At present I don't attend any church regularly - but the one I am associated-with is a kind of 'dissident' C of E conservative evangelical church - always at loggerheads with the hierarchy, but trying to hold-onto its Anglican heritage (which nowadays involves mostly working with theologically-traditional Bishops from Africa, Asia and South America).

There are of course other English churches with roots going back some hundreds of years, sometimes to the Reformation - but most of these are liberalised and secularised (e.g.
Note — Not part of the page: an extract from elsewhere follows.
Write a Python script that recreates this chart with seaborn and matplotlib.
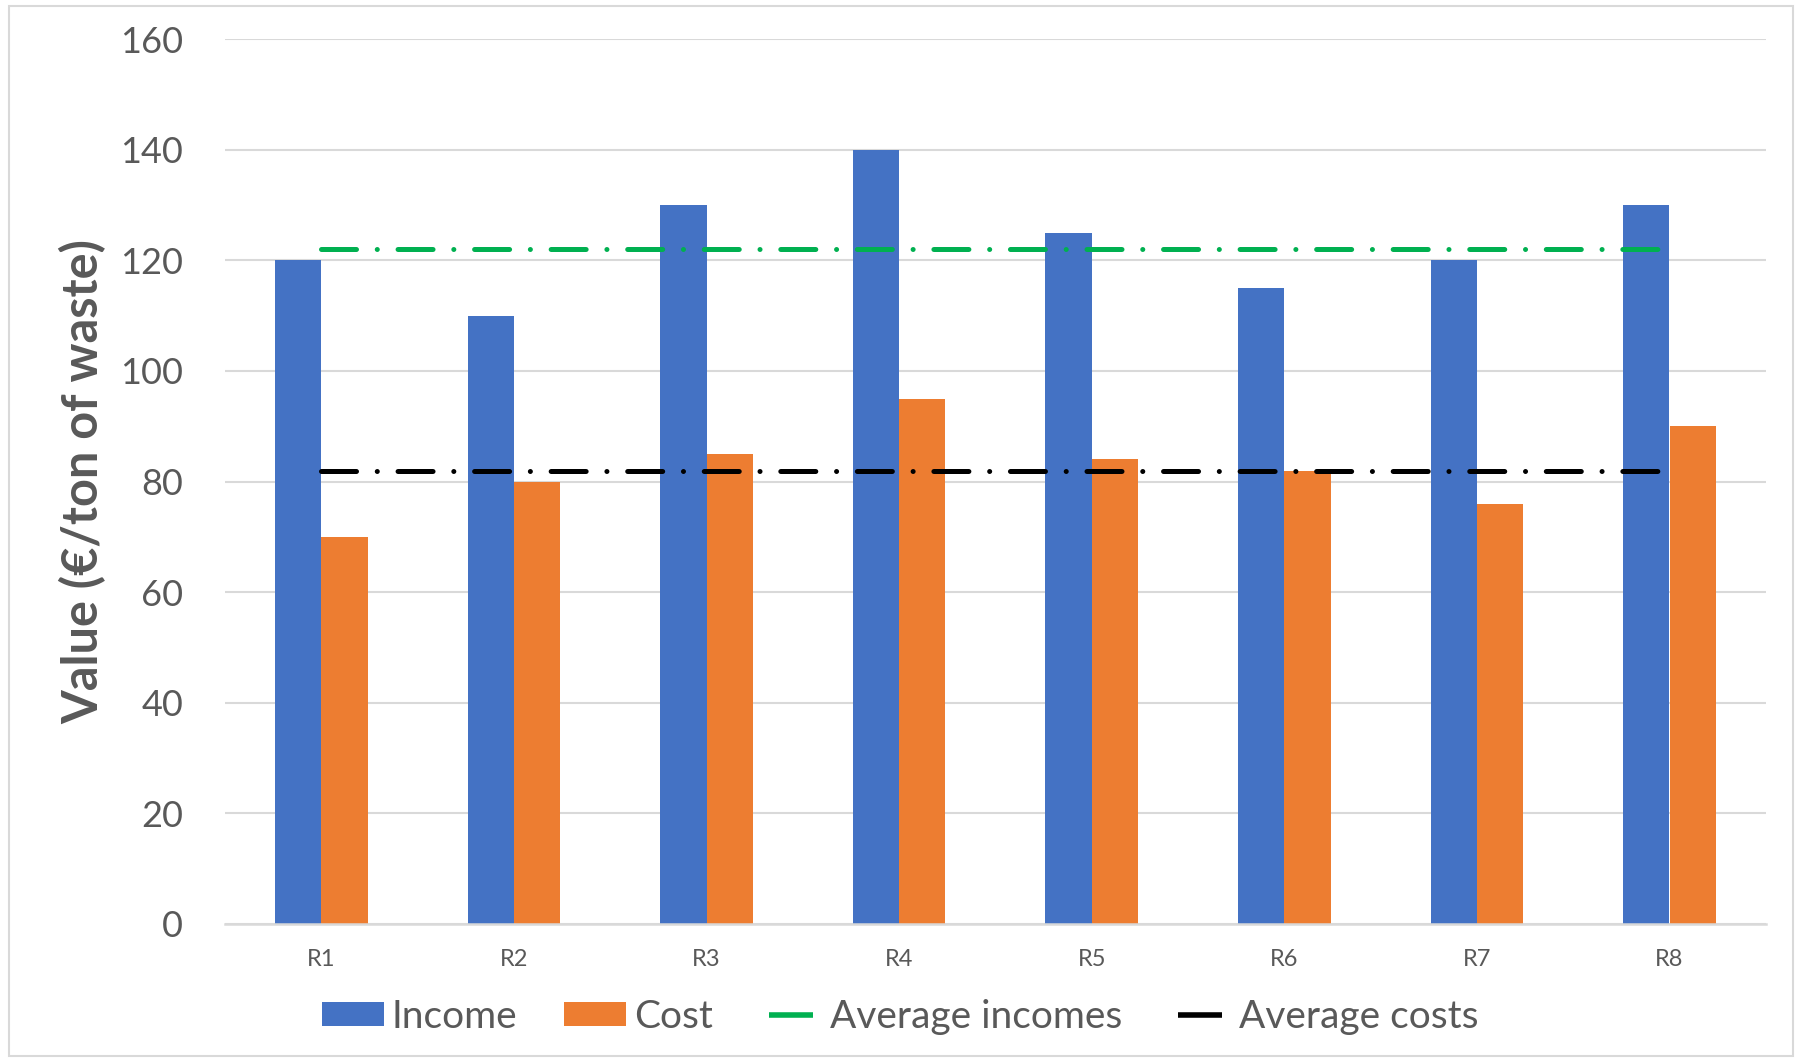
import numpy as np
import pandas as pd
import matplotlib
matplotlib.use("Agg")
import matplotlib.pyplot as plt
from matplotlib.patches import Patch, Rectangle
from matplotlib.lines import Line2D
import seaborn as sns

categories = ["R1", "R2", "R3", "R4", "R5", "R6", "R7", "R8"]
income = [120, 110, 130, 140, 125, 115, 120, 130]
cost = [70, 80, 85, 95, 84, 82, 76, 90]
avg_income = 122
avg_cost = 82
y_ticks = [0, 20, 40, 60, 80, 100, 120, 140, 160]

sns.set_theme(style="white")
plt.rcParams['font.family'] = ['Lato', 'DejaVu Sans']

df = pd.DataFrame({
    "Region": categories * 2,
    "Value": income + cost,
    "Series": ["Income"] * len(categories) + ["Cost"] * len(categories),
})

fig = plt.figure(figsize=(18, 10.59), dpi=100)
ax = fig.add_axes([0.125, 0.1275, 0.856, 0.8355])

c_inc = "#4472C4"
c_cost = "#ED7D31"
c_green = "#00B050"
txt = "#595959"
grid = "#D9D9D9"

sns.barplot(data=df, x="Region", y="Value", hue="Series",
            palette={"Income": c_inc, "Cost": c_cost}, width=0.48,
            saturation=1, ax=ax, legend=False, edgecolor="none")

xs = np.arange(len(categories))
ls_dd = (0, (7, 4.15, 0.01, 4.15))
ax.plot(xs[[0, -1]], [avg_income] * 2, color=c_green, lw=3.6, ls=ls_dd,
        dash_capstyle="round", zorder=5)
ax.plot(xs[[0, -1]], [avg_cost] * 2, color="black", lw=3.6, ls=ls_dd,
        dash_capstyle="round", zorder=5)

ax.set_xlim(-0.5, len(categories) - 0.5)
ax.set_ylim(0, 160)
ax.set_yticks(y_ticks)
ax.yaxis.grid(True, color=grid, lw=1.5)
ax.set_axisbelow(True)
for s in ["top", "right", "left"]:
    ax.spines[s].set_visible(False)
ax.spines["bottom"].set_color(grid)
ax.spines["bottom"].set_linewidth(1.8)

ax.tick_params(axis="y", length=0, pad=30, labelsize=26, labelcolor=txt)
ax.tick_params(axis="x", length=0, pad=18, labelsize=17, labelcolor=txt)
ax.set_xlabel("")
ax.set_ylabel("Value (€/ton of waste)", fontsize=35, fontweight="bold", color=txt)
ax.yaxis.set_label_coords(-0.077, 0.5)

handles = [
    Patch(facecolor=c_inc, edgecolor="none", label="Income"),
    Patch(facecolor=c_cost, edgecolor="none", label="Cost"),
    Line2D([0], [0], color=c_green, ls="none", marker="_", markersize=32,
           markeredgewidth=4, label="Average incomes"),
    Line2D([0], [0], color="black", ls="none", marker="_", markersize=32,
           markeredgewidth=4, label="Average costs"),
]
leg = fig.legend(handles=handles, loc="center", bbox_to_anchor=(0.5, 0.04),
                 ncol=4, frameon=False, fontsize=28, handlelength=1.6,
                 handleheight=0.55, columnspacing=1.2, handletextpad=0.2,
                 numpoints=1)
for t in leg.get_texts():
    t.set_color(txt)

fig.patches.append(Rectangle((0.005, 0.003), 0.991, 0.991, transform=fig.transFigure,
                             fill=False, edgecolor=grid, lw=1.5, zorder=0))

fig.savefig("out.png", dpi=100)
Quakers, Methodists, most Baptists).

The situation with churches is a microcosm of the larger social scene - all the traditional English institutions have been, in past decades, in effect hollowed-out from within - and their vocational leadership replaced by Leftist quasi-political careerist managers and public relations consultants. (Mostly Franco/ Euro-philes and anti-Brexit - to boot!)

My spiritual hopes are located in the past and the future - but not the present; nonetheless it is in the present that I must live and function; and I have concluded, eventually, that church affiliation - while potentially helpful in many ways, is not essential for a serious Christian.

I feel myself aligned with the likes of the poet Blake, Owen Barfield, William Arkle, and William Wildblood; as unorthodox Christians apparently having the destiny of ploughing a mostly solitary furrow; sustained mainly by reading, thinking, prayer and meditation - and a spiritual rather than social communion.

Working, by various means, for a future imagined, ideal and genuinely English Christianity.